Überwältigungsverbot, Kontroverses zur Diskussion stellen und Analysefähigkeiten stärken – was würde das für die verfahrenen Diskussionen heute bedeuten? Wo man andere Meinungen nicht mehr wahrnimmt, Analysen vernachlässigt und Manipulation und Indoktrination das Mittel der Wahl zu sein scheinen?

Könnten wir als Kirche nicht ein Setting bereitstellen, in dem nach diesen Prinzipien an einer guten Zukunft gearbeitet werden kann? Einen Streit organisieren, wie er im Herbst 1976 in dem idyllischen Weinort Beutelsbach mehrtägig ausgetragen wurde?
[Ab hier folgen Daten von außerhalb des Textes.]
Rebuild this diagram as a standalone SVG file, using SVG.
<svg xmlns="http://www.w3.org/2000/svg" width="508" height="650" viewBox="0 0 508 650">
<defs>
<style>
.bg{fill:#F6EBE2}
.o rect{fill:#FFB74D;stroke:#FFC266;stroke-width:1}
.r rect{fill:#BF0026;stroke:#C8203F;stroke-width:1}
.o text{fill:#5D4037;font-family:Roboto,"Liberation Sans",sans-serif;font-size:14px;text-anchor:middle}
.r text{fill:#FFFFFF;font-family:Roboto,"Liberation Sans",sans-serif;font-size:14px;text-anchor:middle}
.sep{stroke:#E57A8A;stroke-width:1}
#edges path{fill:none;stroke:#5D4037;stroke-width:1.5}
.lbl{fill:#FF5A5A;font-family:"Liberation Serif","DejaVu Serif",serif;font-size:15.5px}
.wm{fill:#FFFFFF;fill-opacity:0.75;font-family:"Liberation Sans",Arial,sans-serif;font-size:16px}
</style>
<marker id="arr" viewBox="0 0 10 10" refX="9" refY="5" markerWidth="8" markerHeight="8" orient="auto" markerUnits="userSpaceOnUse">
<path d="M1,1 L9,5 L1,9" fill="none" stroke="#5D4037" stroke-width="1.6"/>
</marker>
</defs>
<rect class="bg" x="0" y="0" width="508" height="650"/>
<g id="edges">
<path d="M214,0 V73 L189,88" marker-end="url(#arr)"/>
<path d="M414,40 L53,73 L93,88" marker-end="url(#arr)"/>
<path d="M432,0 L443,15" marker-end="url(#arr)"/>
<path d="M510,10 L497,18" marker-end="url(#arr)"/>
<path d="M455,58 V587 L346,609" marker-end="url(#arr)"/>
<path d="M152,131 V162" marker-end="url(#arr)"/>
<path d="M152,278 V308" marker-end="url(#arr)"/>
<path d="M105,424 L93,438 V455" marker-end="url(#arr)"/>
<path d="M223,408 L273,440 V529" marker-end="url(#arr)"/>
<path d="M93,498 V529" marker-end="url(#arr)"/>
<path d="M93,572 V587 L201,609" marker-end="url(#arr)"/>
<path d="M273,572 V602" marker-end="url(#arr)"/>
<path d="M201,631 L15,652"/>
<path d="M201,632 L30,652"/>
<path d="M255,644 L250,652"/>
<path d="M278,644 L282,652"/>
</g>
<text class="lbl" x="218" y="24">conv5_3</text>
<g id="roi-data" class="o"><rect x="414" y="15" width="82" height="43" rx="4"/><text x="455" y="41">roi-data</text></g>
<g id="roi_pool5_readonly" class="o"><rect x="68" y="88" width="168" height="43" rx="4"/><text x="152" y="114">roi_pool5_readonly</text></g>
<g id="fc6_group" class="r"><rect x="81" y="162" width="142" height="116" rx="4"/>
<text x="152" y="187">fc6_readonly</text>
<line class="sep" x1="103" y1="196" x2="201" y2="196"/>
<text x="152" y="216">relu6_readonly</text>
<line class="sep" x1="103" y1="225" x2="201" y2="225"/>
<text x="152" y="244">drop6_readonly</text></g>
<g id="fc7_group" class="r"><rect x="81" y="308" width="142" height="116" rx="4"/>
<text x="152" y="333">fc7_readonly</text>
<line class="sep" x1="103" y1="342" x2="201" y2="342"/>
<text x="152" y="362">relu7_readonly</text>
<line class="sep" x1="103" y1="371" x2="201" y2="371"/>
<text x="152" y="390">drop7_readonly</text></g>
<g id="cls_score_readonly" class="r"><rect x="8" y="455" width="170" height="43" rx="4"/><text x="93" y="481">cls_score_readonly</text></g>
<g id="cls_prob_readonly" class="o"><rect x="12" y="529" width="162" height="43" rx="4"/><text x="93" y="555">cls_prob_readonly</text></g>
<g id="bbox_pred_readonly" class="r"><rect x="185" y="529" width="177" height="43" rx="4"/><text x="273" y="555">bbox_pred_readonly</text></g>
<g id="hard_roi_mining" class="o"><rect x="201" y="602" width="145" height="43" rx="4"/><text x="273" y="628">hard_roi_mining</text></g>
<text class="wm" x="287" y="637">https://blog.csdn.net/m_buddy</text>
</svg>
Ohne von vornherein bestimmte Positionen auszugrenzen? Im Blick auf ein solches Ziel würden auch populistische Meinungen ihre Sogwirkung verlieren.

Die Perspektive auf Gottes Zukunft könnte doch Christinnen und Christen zur aktiven Mitgestaltung motivieren, hängt doch unsere Identität nicht vom Ergebnis gesellschaftlicher Gestaltungsprozesse ab.

Vielleicht war es – neben unserer schwäbisch-westfälischen Verbundenheit – auch der herbstliche Blätterwald als Bild von Endlichkeit, das unsere Gespräche beim Waldspaziergang in diese Richtung lenkte.